The task
Your task is to copy the listing exactly. Drop any pictures from the copy.

The records
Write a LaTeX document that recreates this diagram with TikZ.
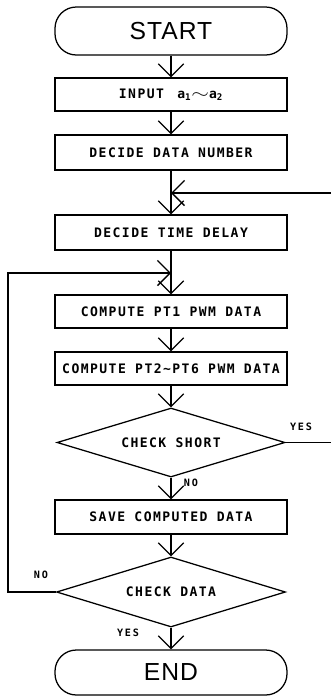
\documentclass[tikz,border=0pt]{standalone}
\usepackage{fontspec}
\usetikzlibrary{shapes.geometric,arrows.meta}
\newfontfamily\plotfont{DejaVu Sans Mono}[LetterSpace=11]
\newfontfamily\labfont{DejaVu Sans Mono}[LetterSpace=18]
\newfontfamily\bigfont{Liberation Sans}[LetterSpace=4]
\begin{document}
\begin{tikzpicture}[x=0.75pt,y=-0.75pt,line width=0.95pt,line join=miter,
  box/.style={draw,rectangle,minimum width=174pt,inner sep=0pt,font=\plotfont\bfseries\fontsize{9.8}{11}\selectfont},
  term/.style={draw,rectangle,rounded corners=16pt,minimum width=174pt,inner sep=0pt,font=\bigfont\fontsize{18.5}{20}\selectfont},
  dec/.style={draw,diamond,aspect=3.3,inner sep=0pt,font=\plotfont\bfseries\fontsize{9.8}{11}\selectfont},
  flow/.style={-{Straight Barb[length=9.5pt,width=19pt]}},
  lab/.style={inner sep=0pt,font=\labfont\bfseries\fontsize{7.6}{9}\selectfont}]
\useasboundingbox (0,0) rectangle (331,697);
\node[term,minimum height=36pt] (start) at (171,31) {START};
\node[box,minimum height=24.75pt] (input) at (171,94.5) {INPUT\hspace{10pt}a\textsubscript{1}\scalebox{1.7}[1.2]{$\sim$}a\textsubscript{2}\hspace{4pt}};
\node[box,minimum height=26.25pt] (ddn) at (171,152.5) {DECIDE DATA NUMBER};
\node[box,minimum height=26.25pt] (dtd) at (171,232.5) {DECIDE TIME DELAY};
\node[box,minimum height=24.75pt] (pt1) at (171,311.5) {COMPUTE PT1 PWM DATA};
\node[box,minimum height=24.75pt] (pt2) at (171,368.5) {COMPUTE PT2\textasciitilde PT6 PWM DATA};
\node[dec,minimum width=171pt,minimum height=51.75pt] (cs) at (171,442.5) {CHECK SHORT};
\node[box,minimum height=25.5pt] (save) at (171,517) {SAVE COMPUTED DATA};
\node[dec,minimum width=171.75pt,minimum height=52.5pt] (cd) at (171,592) {CHECK DATA};
\node[term,minimum height=33.75pt] (end) at (171,672.5) {END};
\coordinate (j1) at (171,193);
\coordinate (r1) at (331,193);
\coordinate (j2) at (171,273);
\coordinate (l1) at (8,592);
\coordinate (l2) at (8,273);
\coordinate (r2) at (331,442.5);
\draw[flow] (start) -- (input);
\draw[flow] (input) -- (ddn);
\draw[flow] (ddn) -- (dtd);
\draw[flow] (r1) -- (j1);
\draw[flow] (dtd) -- (pt1);
\draw[flow] (cd.west) -- (l1) -- (l2) -- (j2);
\draw[flow] (pt1) -- (pt2);
\draw[flow] (pt2) -- (cs);
\draw[flow] (cs.south) -- (save.north);
\draw[flow] (save) -- (cd.north);
\draw[flow] (cd.south) -- (end.north);
\draw (cs.east) -- (r2);
\node[lab] (yes1) at (301,427) {YES};
\node[lab] (no1) at (191,483) {NO};
\node[lab] (no2) at (41,575) {NO};
\node[lab] (yes2) at (128,633) {YES};
\end{tikzpicture}
\end{document}
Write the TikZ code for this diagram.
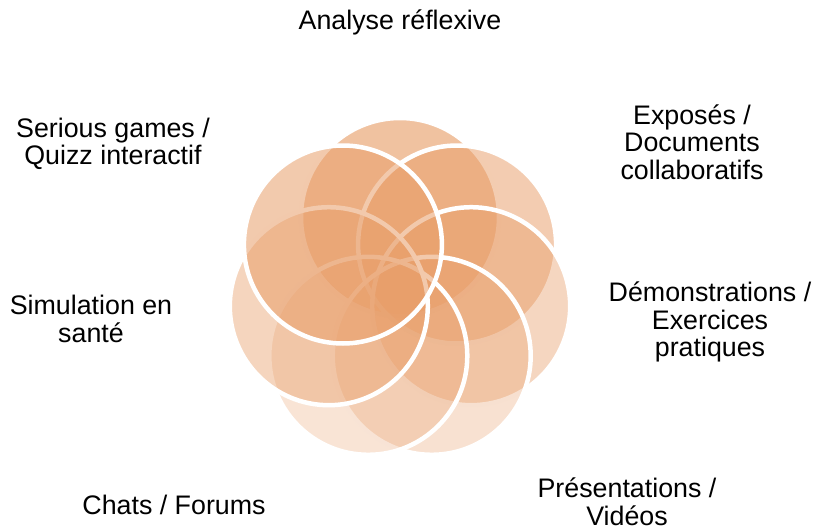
\documentclass[tikz,border=0pt]{standalone}
\usepackage{fontspec}
\setmainfont{Liberation Sans}
\definecolor{petal}{RGB}{232,158,105}

\begin{document}
\begin{tikzpicture}[x=1pt,y=-1pt,
	petal/.style={fill=petal,draw=white,line width=4.5pt},
	lbl/.style={align=center,font=\fontsize{26.8}{27.5}\selectfont}]
	\useasboundingbox (0,0) rectangle (815,530);
	% seven overlapping circles, clockwise from the top
	\path[petal,fill opacity=0.63] (400,217) circle[radius=99pt];
	\path[petal,fill opacity=0.52] (457.1,244.5) circle[radius=99pt];
	\path[petal,fill opacity=0.42] (471.2,306.2) circle[radius=99pt];
	\path[petal,fill opacity=0.31] (431.7,355.8) circle[radius=99pt];
	\path[petal,fill opacity=0.28] (368.3,355.8) circle[radius=99pt];
	\path[petal,fill opacity=0.43] (328.8,306.2) circle[radius=99pt];
	\path[petal,fill opacity=0.55] (342.9,244.5) circle[radius=99pt];
	% labels
	\node[lbl] (analyse) at (400,22) {Analyse réflexive};
	\node[lbl] (exposes) at (692,142) {Exposés /\\Documents\\collaboratifs};
	\node[lbl] (demos) at (710,322) {Démonstrations /\\Exercices\\pratiques};
	\node[lbl] (presentations) at (627,502) {Présentations /\\Vidéos};
	\node[lbl] (chats) at (174,505) {Chats / Forums};
	\node[lbl] (simulation) at (91,319) {Simulation en\\santé};
	\node[lbl] (serious) at (113,144) {Serious games /\\Quizz interactif};
\end{tikzpicture}
\end{document}
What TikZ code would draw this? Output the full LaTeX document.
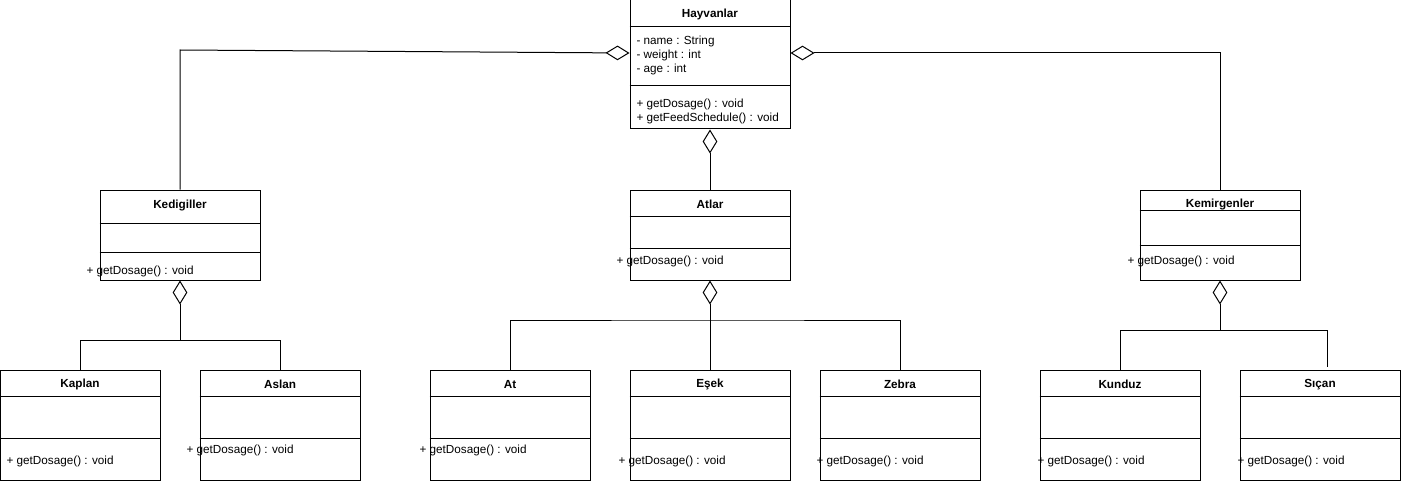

The answer
Write a LaTeX document that recreates this diagram with TikZ.
\documentclass[tikz,border=0pt]{standalone}
\usepackage{fontspec}
\usetikzlibrary{shapes.geometric,arrows.meta}
\newfontfamily\plotfont{DejaVu Sans Mono}[LetterSpace=11]
\newfontfamily\labfont{DejaVu Sans Mono}[LetterSpace=18]
\newfontfamily\bigfont{Liberation Sans}[LetterSpace=4]
\begin{document}
\begin{tikzpicture}[x=0.75pt,y=-0.75pt,line width=0.95pt,line join=miter,
  box/.style={draw,rectangle,minimum width=174pt,inner sep=0pt,font=\plotfont\bfseries\fontsize{9.8}{11}\selectfont},
  term/.style={draw,rectangle,rounded corners=16pt,minimum width=174pt,inner sep=0pt,font=\bigfont\fontsize{18.5}{20}\selectfont},
  dec/.style={draw,diamond,aspect=3.3,inner sep=0pt,font=\plotfont\bfseries\fontsize{9.8}{11}\selectfont},
  flow/.style={-{Straight Barb[length=9.5pt,width=19pt]}},
  lab/.style={inner sep=0pt,font=\labfont\bfseries\fontsize{7.6}{9}\selectfont}]
\useasboundingbox (0,0) rectangle (331,697);
\node[term,minimum height=36pt] (start) at (171,31) {START};
\node[box,minimum height=24.75pt] (input) at (171,94.5) {INPUT\hspace{10pt}a\textsubscript{1}\scalebox{1.7}[1.2]{$\sim$}a\textsubscript{2}\hspace{4pt}};
\node[box,minimum height=26.25pt] (ddn) at (171,152.5) {DECIDE DATA NUMBER};
\node[box,minimum height=26.25pt] (dtd) at (171,232.5) {DECIDE TIME DELAY};
\node[box,minimum height=24.75pt] (pt1) at (171,311.5) {COMPUTE PT1 PWM DATA};
\node[box,minimum height=24.75pt] (pt2) at (171,368.5) {COMPUTE PT2\textasciitilde PT6 PWM DATA};
\node[dec,minimum width=171pt,minimum height=51.75pt] (cs) at (171,442.5) {CHECK SHORT};
\node[box,minimum height=25.5pt] (save) at (171,517) {SAVE COMPUTED DATA};
\node[dec,minimum width=171.75pt,minimum height=52.5pt] (cd) at (171,592) {CHECK DATA};
\node[term,minimum height=33.75pt] (end) at (171,672.5) {END};
\coordinate (j1) at (171,193);
\coordinate (r1) at (331,193);
\coordinate (j2) at (171,273);
\coordinate (l1) at (8,592);
\coordinate (l2) at (8,273);
\coordinate (r2) at (331,442.5);
\draw[flow] (start) -- (input);
\draw[flow] (input) -- (ddn);
\draw[flow] (ddn) -- (dtd);
\draw[flow] (r1) -- (j1);
\draw[flow] (dtd) -- (pt1);
\draw[flow] (cd.west) -- (l1) -- (l2) -- (j2);
\draw[flow] (pt1) -- (pt2);
\draw[flow] (pt2) -- (cs);
\draw[flow] (cs.south) -- (save.north);
\draw[flow] (save) -- (cd.north);
\draw[flow] (cd.south) -- (end.north);
\draw (cs.east) -- (r2);
\node[lab] (yes1) at (301,427) {YES};
\node[lab] (no1) at (191,483) {NO};
\node[lab] (no2) at (41,575) {NO};
\node[lab] (yes2) at (128,633) {YES};
\end{tikzpicture}
\end{document}
Write the TikZ code for this diagram.
\documentclass[tikz,border=0pt]{standalone}
\usepackage{fontspec}
\setmainfont{Liberation Sans}
\definecolor{petal}{RGB}{232,158,105}

\begin{document}
\begin{tikzpicture}[x=1pt,y=-1pt,
	petal/.style={fill=petal,draw=white,line width=4.5pt},
	lbl/.style={align=center,font=\fontsize{26.8}{27.5}\selectfont}]
	\useasboundingbox (0,0) rectangle (815,530);
	% seven overlapping circles, clockwise from the top
	\path[petal,fill opacity=0.63] (400,217) circle[radius=99pt];
	\path[petal,fill opacity=0.52] (457.1,244.5) circle[radius=99pt];
	\path[petal,fill opacity=0.42] (471.2,306.2) circle[radius=99pt];
	\path[petal,fill opacity=0.31] (431.7,355.8) circle[radius=99pt];
	\path[petal,fill opacity=0.28] (368.3,355.8) circle[radius=99pt];
	\path[petal,fill opacity=0.43] (328.8,306.2) circle[radius=99pt];
	\path[petal,fill opacity=0.55] (342.9,244.5) circle[radius=99pt];
	% labels
	\node[lbl] (analyse) at (400,22) {Analyse réflexive};
	\node[lbl] (exposes) at (692,142) {Exposés /\\Documents\\collaboratifs};
	\node[lbl] (demos) at (710,322) {Démonstrations /\\Exercices\\pratiques};
	\node[lbl] (presentations) at (627,502) {Présentations /\\Vidéos};
	\node[lbl] (chats) at (174,505) {Chats / Forums};
	\node[lbl] (simulation) at (91,319) {Simulation en\\santé};
	\node[lbl] (serious) at (113,144) {Serious games /\\Quizz interactif};
\end{tikzpicture}
\end{document}
What TikZ code would draw this? Output the full LaTeX document.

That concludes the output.